Il freno di modelli organizzativi arcaici e tetti di spesa

«Il problema del sotto-trattamento non è solo questione di farmaco ma di modelli organizzativi», ha sottolineato Antonio Gaudioso, capo della Segreteria Tecnica del Ministero della Salute.

«Proprio per questo occorre creare al più presto un sistema in grado di garantire prossimità e continuità terapeutica. E prima di tutto va cambiato il modello regolatorio: i LEA difatti pagano le singole prestazioni e non i percorsi diagnostico terapeutico assistenziali».

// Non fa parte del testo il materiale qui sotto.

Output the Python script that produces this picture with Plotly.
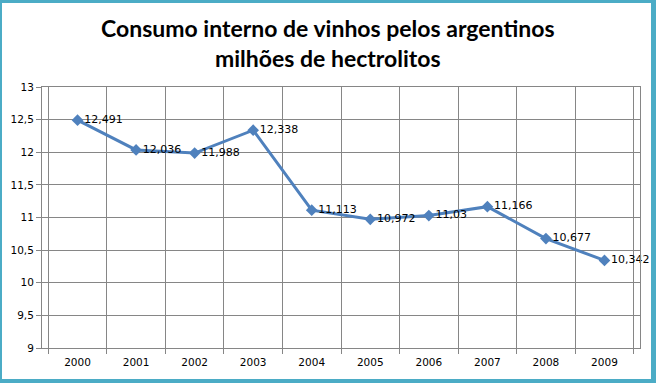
import plotly.graph_objects as go

years = ["2000", "2001", "2002", "2003", "2004", "2005", "2006", "2007", "2008", "2009"]
consumo = [12.491, 12.036, 11.988, 12.338, 11.113, 10.972, 11.03, 11.166, 10.677, 10.342]
labels = [str(v).replace(".", ",") for v in consumo]
y_ticks = [9, 9.5, 10, 10.5, 11, 11.5, 12, 12.5, 13]
y_tick_text = [("%g" % v).replace(".", ",") for v in y_ticks]
title_lines = ["Consumo interno de vinhos pelos argentinos", "milhões de hectrolitos"]

W, H = 656, 383
L, R, T, B = 42, 16, 87, 35
pw, ph = W - L - R, H - T - B

def px_x(x):
    return (x - L) / pw

def px_y(y):
    return 1 - (y - T) / ph

fig = go.Figure()
fig.add_trace(go.Scatter(
    x=years, y=consumo, mode="lines+markers+text",
    text=labels, textposition="middle right",
    textfont=dict(family="DejaVu Sans", size=11, color="#000000"),
    line=dict(color="#4F81BD", width=3),
    marker=dict(symbol="diamond", size=9, color="#4F81BD"),
    cliponaxis=False,
))

border = "#4BACC6"
shapes = []
for (x0, y0, x1, y1) in [(0, 0, 2, H), (0, 0, W, 3), (651, 0, W, H), (0, 379, W, H)]:
    shapes.append(dict(type="rect", xref="paper", yref="paper",
                       x0=px_x(x0), x1=px_x(x1), y0=px_y(y1), y1=px_y(y0),
                       fillcolor=border, line=dict(width=0), layer="above"))

annotations = []
for txt, yc in zip(title_lines, [28, 58]):
    annotations.append(dict(text="<b>" + txt + "</b>", xref="paper", yref="paper",
                            x=px_x(328), y=px_y(yc), xanchor="center", yanchor="middle",
                            showarrow=False,
                            font=dict(family="Lato", size=23, color="#000000")))

fig.update_layout(
    width=W, height=H,
    margin=dict(l=L, r=R, t=T, b=B, autoexpand=False),
    paper_bgcolor="white", plot_bgcolor="white",
    showlegend=False,
    shapes=shapes,
    annotations=annotations,
    xaxis=dict(type="category", tickson="boundaries", showgrid=True, gridcolor="#868686",
               gridwidth=1, showline=True, linecolor="#868686", mirror=True,
               ticks="outside", ticklen=5, tickcolor="#868686", automargin=False,
               ticklabelstandoff=4,
               tickfont=dict(family="DejaVu Sans", size=10.5, color="#000000")),
    yaxis=dict(range=[9, 13], tickvals=y_ticks, ticktext=y_tick_text, showgrid=True,
               gridcolor="#868686", gridwidth=1, showline=True, linecolor="#868686",
               mirror=True, ticks="outside", ticklen=5, tickcolor="#868686",
               zeroline=False, automargin=False,
               tickfont=dict(family="DejaVu Sans", size=10.5, color="#000000")),
)

fig.write_html("out.html", config={"displayModeBar": False},
               post_script="document.body.style.margin='0';")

«Un altro grave freno al sistema è imposto dai tetti di spesa», ha ricordato Letizia Moratti, vicepresidente e assessore al Welfare di Regione Lombardia. «Il prezzo dei biosimilari rappresenta una leva importante e altrettanto lo è reinvestire il risparmio prodotto allargando la platea di pazienti.

D’altro canto, lo sforamento degli acquisti diretti è stato del 7,9% a fronte di una convenzionata nei range. Se potrà essere superata la logica dei tetti, allora anche i farmaci biologici potranno diffondersi più facilmente, diversamente si potrebbe pensare di passare parte dello sforamento sugli acquisti diretti alla convenzionata così da estendere la platea di pazienti trattabili con biologici».

«I dati presentati oggi confermano e stressano il problema del sotto-trattamento. Occorre trovare soluzioni nuove per consentire l’accesso a questa categoria di farmaci a quanti ne hanno bisogno. L’obiettivo fondamentale è utilizzare i biosimilari per ampliare la platea.

Quanto ai tetti di spesa, essi rappresentano un modello anacronistico non settato su problemi reali ma legato alla spesa corrente. Il problema è di carattere organizzativo-gestionale per cui modelli arcaici ritardano l’accesso ai farmaci innovativi ben più dei prezzi», ha concluso Francesco Saverio Mennini, professore di Economia Sanitaria e Microeconomia dell’Università di Roma Tor Vergata e presidente SITHA.